-- Data for this task --
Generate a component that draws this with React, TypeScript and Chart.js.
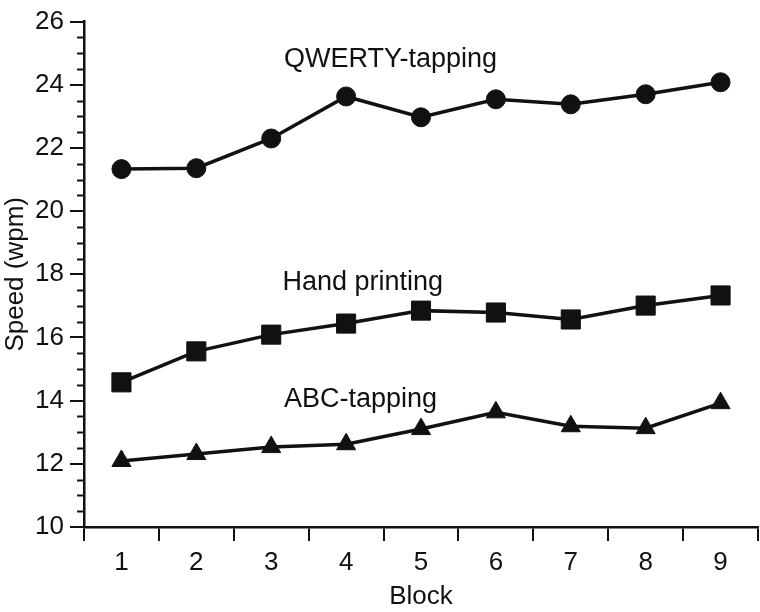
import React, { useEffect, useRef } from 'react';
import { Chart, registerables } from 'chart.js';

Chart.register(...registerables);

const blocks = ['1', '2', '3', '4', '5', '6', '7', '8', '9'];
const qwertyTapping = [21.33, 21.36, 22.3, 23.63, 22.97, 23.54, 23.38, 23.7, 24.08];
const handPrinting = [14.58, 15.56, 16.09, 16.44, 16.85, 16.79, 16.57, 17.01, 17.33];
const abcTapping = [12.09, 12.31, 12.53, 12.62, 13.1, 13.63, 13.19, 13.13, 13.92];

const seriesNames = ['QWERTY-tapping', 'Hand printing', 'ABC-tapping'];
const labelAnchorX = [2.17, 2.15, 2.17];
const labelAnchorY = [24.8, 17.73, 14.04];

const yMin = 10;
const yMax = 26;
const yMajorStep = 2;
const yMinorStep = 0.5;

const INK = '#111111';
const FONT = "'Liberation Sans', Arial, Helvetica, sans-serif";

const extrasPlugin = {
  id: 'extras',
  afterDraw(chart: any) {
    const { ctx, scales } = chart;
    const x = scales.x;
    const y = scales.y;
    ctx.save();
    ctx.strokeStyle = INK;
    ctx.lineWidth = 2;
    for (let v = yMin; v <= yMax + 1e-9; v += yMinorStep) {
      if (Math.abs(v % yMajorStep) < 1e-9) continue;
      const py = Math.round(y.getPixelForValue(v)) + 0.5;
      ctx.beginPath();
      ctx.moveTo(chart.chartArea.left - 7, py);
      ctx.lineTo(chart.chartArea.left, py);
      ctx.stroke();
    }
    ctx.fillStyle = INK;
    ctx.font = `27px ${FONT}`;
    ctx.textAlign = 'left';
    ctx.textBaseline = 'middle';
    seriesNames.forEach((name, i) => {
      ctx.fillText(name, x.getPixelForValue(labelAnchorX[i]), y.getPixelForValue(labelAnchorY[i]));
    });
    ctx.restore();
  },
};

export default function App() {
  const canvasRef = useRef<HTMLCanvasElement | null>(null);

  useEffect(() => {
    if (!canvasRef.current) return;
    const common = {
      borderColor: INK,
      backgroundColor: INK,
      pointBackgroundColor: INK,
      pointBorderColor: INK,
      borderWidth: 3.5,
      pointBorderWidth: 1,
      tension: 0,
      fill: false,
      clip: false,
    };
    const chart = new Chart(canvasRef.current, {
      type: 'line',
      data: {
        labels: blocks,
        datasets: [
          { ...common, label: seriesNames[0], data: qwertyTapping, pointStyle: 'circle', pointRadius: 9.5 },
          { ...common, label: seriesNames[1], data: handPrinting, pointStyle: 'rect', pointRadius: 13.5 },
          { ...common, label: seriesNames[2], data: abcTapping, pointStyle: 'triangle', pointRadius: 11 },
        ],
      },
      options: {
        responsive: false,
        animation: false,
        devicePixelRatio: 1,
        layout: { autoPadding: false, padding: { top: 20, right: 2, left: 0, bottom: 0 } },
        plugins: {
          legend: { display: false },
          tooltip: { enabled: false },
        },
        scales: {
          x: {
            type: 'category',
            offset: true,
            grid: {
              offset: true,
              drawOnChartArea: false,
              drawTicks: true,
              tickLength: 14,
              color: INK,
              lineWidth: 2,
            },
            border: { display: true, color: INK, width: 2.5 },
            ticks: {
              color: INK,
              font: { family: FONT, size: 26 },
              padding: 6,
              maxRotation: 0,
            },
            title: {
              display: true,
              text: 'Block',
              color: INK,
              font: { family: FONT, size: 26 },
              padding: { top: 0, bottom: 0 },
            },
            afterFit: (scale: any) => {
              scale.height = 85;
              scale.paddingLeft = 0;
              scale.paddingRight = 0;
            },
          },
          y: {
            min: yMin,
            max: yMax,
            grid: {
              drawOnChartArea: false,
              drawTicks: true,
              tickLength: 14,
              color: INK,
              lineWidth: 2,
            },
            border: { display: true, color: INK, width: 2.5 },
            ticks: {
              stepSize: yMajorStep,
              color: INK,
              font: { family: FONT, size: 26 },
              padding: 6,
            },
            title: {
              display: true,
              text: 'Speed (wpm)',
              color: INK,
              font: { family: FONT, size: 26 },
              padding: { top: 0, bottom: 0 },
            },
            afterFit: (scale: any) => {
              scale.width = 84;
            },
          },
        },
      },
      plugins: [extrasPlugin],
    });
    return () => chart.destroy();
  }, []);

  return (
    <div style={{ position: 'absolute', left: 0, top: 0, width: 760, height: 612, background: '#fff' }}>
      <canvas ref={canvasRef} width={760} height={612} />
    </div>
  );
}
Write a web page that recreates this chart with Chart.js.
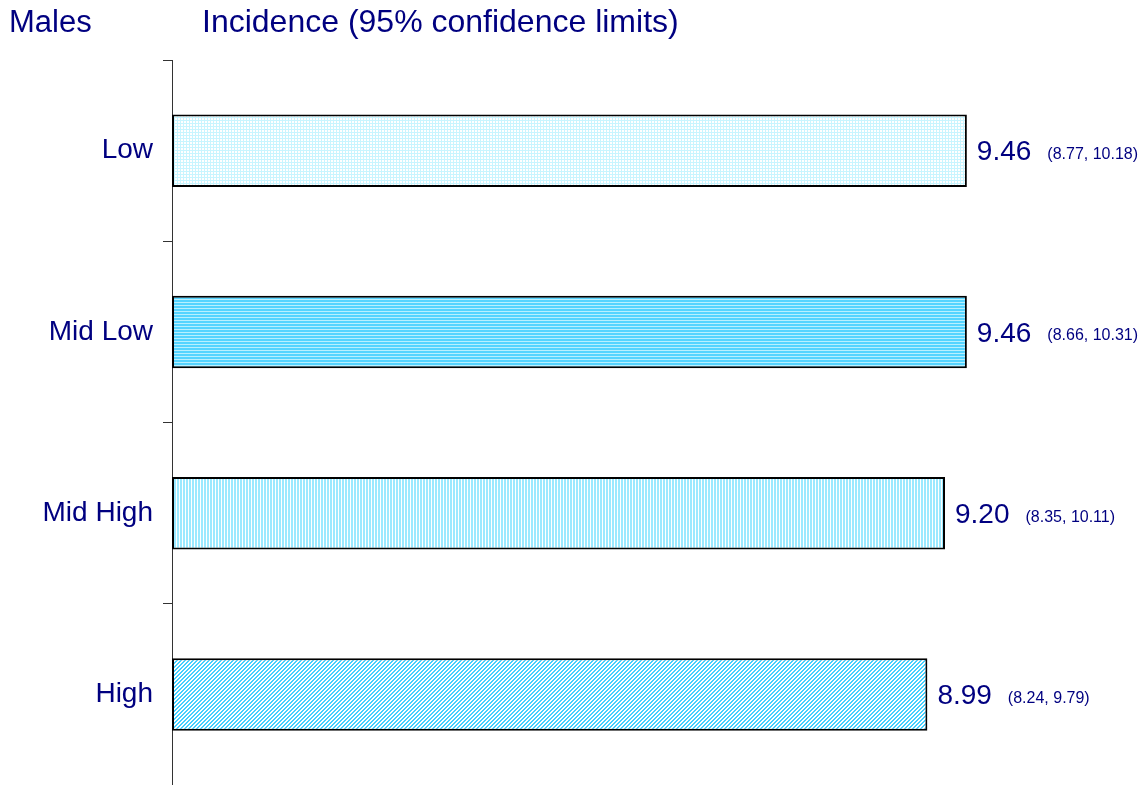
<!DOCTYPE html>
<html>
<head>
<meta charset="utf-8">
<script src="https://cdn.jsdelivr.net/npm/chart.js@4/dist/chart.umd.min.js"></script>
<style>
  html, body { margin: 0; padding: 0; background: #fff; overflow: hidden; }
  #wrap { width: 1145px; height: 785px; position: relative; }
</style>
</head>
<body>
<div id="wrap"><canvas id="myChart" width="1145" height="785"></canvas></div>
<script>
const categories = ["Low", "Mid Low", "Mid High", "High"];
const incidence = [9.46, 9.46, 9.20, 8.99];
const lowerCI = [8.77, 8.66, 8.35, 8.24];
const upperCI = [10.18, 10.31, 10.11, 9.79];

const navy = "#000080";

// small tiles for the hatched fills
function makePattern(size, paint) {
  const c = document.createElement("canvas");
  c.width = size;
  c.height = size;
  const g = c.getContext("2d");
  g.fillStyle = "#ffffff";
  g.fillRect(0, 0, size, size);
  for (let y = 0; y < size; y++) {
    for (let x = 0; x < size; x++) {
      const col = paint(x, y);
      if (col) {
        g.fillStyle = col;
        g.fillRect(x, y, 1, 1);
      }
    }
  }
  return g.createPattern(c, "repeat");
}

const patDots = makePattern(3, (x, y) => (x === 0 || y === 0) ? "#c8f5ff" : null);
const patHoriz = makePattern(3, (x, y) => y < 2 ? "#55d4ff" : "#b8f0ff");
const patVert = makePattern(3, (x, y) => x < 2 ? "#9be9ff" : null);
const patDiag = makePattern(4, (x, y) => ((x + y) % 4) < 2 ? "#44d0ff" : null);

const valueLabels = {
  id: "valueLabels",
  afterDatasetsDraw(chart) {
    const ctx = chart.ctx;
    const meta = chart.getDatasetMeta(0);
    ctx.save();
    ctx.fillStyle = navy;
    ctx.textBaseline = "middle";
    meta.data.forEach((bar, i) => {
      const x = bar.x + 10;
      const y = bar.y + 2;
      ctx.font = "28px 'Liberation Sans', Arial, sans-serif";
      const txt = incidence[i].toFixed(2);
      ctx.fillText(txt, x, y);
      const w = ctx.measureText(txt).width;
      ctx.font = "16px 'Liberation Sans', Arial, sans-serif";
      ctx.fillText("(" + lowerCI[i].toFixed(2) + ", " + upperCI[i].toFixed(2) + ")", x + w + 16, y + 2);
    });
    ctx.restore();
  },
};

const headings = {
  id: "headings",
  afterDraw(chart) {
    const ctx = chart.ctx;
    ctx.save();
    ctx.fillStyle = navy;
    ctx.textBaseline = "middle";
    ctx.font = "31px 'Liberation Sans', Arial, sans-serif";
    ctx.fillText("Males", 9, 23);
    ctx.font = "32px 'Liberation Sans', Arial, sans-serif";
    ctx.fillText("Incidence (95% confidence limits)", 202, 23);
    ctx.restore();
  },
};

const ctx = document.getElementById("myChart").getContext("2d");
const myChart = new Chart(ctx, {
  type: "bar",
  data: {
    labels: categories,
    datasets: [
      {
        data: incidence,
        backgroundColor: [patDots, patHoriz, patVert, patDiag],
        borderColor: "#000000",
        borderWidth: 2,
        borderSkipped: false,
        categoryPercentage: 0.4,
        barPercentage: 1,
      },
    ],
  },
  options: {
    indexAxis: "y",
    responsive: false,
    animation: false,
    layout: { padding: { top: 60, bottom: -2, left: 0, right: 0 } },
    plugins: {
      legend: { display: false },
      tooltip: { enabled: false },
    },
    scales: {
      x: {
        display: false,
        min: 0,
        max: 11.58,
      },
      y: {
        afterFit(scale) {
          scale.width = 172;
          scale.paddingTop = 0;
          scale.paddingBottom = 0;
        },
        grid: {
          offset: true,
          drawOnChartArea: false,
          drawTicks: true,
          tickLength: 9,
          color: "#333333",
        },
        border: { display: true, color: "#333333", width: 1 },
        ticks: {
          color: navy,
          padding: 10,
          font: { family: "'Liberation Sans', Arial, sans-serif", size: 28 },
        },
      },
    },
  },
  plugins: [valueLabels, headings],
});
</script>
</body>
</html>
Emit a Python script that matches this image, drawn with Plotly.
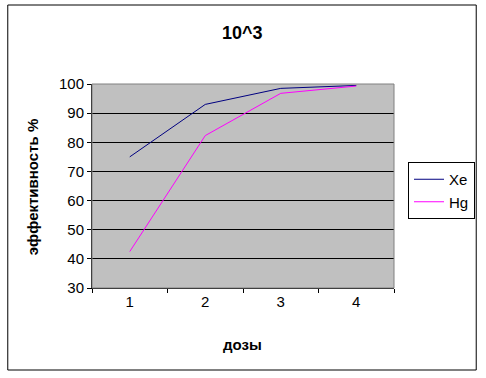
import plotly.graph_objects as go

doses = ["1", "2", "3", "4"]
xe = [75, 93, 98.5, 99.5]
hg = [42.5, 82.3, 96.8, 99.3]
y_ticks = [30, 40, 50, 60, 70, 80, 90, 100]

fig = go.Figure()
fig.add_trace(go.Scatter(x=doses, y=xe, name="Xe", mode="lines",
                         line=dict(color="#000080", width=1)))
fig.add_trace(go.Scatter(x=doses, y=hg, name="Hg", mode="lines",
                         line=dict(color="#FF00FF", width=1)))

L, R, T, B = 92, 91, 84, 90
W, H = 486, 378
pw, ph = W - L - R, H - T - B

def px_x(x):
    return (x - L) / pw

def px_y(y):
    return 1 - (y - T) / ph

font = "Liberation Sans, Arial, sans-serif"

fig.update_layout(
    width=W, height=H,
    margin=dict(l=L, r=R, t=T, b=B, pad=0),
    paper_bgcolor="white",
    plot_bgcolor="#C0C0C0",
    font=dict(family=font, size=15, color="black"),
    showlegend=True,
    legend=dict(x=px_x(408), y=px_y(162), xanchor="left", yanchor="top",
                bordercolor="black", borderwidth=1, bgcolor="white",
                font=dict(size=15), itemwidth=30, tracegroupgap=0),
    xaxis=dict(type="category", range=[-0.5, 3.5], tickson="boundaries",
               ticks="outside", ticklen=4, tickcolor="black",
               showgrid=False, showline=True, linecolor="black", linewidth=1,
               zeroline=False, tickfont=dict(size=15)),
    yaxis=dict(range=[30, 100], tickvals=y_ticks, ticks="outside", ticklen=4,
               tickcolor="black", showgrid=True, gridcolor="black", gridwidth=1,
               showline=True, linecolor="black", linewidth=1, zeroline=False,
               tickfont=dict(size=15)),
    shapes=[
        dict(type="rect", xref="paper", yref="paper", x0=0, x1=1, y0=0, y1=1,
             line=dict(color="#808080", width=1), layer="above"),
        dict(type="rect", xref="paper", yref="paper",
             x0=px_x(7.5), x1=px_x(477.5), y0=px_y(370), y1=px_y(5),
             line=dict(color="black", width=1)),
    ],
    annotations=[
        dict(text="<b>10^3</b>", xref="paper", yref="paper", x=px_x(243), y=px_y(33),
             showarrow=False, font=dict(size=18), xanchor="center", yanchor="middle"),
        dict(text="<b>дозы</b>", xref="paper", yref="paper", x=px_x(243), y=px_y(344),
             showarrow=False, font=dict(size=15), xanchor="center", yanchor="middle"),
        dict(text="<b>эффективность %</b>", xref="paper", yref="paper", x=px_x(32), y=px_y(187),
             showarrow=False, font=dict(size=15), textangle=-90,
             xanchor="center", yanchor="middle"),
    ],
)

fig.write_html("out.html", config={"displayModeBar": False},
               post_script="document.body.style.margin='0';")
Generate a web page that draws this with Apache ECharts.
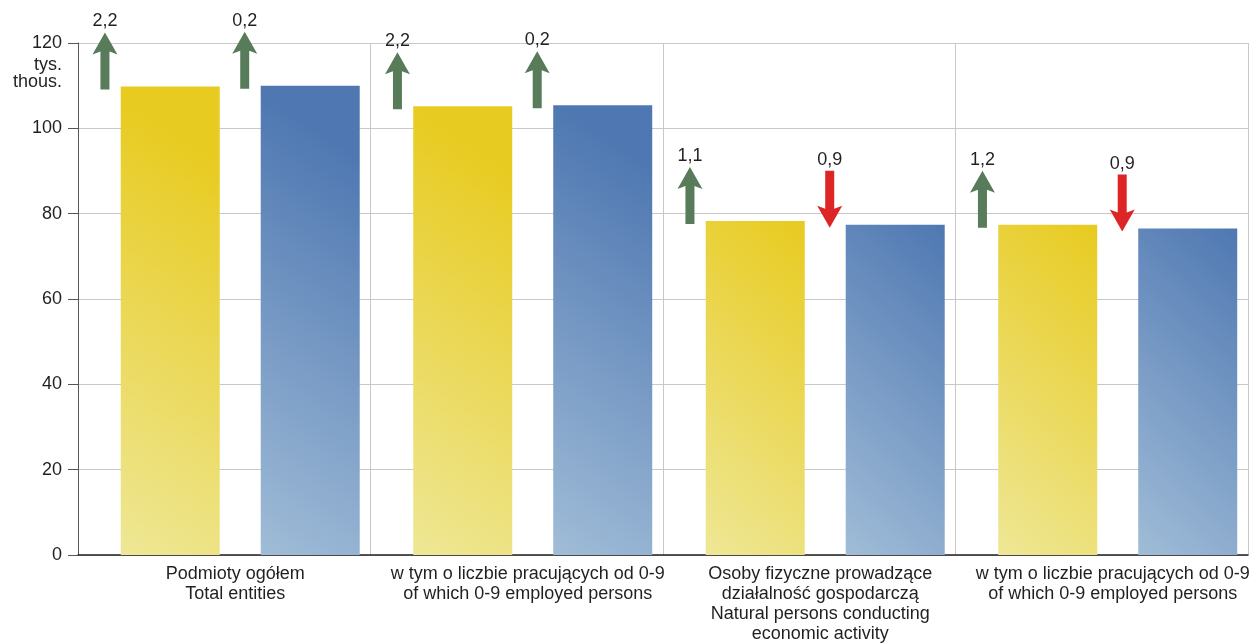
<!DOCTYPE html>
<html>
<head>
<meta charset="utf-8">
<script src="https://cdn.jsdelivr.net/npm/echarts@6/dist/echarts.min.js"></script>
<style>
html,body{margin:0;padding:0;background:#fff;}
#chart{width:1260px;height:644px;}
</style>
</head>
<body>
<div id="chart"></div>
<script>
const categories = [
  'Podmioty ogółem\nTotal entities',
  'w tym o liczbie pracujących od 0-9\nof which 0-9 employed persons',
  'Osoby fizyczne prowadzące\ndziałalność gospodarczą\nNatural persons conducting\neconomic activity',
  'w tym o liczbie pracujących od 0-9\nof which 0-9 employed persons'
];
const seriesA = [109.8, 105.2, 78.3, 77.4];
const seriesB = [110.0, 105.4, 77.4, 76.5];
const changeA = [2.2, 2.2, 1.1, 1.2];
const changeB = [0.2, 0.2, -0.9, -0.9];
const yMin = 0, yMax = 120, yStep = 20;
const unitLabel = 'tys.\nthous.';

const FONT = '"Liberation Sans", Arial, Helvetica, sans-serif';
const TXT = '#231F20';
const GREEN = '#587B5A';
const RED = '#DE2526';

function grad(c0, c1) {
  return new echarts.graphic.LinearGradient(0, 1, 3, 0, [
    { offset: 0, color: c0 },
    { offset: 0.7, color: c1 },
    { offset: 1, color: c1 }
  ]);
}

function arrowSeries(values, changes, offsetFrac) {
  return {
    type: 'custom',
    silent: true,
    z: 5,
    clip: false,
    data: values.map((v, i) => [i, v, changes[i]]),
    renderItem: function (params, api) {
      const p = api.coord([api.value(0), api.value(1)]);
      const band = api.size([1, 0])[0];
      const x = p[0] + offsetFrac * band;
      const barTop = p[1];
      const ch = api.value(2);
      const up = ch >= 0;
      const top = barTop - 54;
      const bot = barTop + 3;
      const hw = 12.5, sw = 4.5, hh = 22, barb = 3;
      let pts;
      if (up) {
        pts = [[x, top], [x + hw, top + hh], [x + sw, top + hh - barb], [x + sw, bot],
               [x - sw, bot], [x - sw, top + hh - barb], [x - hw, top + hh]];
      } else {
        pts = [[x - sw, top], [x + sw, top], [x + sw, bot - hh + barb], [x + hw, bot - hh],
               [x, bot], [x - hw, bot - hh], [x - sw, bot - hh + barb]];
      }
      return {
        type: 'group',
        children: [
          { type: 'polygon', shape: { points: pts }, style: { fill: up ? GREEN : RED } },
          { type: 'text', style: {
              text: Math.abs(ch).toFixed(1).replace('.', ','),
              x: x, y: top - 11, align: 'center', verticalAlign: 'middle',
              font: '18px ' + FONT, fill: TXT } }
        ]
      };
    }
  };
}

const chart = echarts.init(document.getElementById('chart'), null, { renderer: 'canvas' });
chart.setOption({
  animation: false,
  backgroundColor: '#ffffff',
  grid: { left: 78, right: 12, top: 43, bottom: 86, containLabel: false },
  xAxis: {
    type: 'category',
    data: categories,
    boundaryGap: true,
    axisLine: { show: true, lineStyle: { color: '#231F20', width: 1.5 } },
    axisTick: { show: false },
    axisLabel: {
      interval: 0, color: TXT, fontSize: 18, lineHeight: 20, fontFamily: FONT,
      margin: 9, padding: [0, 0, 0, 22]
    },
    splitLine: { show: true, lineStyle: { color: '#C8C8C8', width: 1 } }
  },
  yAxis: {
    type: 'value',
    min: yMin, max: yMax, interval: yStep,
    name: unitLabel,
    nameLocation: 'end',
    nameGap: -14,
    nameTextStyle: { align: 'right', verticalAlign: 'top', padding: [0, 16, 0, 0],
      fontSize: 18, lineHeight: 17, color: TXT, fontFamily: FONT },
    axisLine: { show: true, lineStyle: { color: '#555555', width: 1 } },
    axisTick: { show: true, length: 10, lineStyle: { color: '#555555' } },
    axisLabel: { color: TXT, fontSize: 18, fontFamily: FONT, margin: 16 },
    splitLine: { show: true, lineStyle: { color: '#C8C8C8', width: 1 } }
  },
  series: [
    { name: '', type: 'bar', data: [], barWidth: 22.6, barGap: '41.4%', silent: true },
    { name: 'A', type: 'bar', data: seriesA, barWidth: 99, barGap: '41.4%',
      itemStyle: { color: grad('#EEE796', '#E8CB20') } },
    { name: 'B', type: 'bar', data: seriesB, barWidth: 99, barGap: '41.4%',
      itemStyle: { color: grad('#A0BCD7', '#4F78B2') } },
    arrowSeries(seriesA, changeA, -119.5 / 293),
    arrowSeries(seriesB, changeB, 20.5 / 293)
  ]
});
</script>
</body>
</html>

-- What needs to be done --
Take the records above from their first line through the line with "Chart.register(...registerables);" and set those lines down word for word, minus the pictures.

-- Written response --
Generate a component that draws this with React, TypeScript and Chart.js.
import React, { useEffect, useRef } from 'react';
import { Chart, registerables } from 'chart.js';

Chart.register(...registerables);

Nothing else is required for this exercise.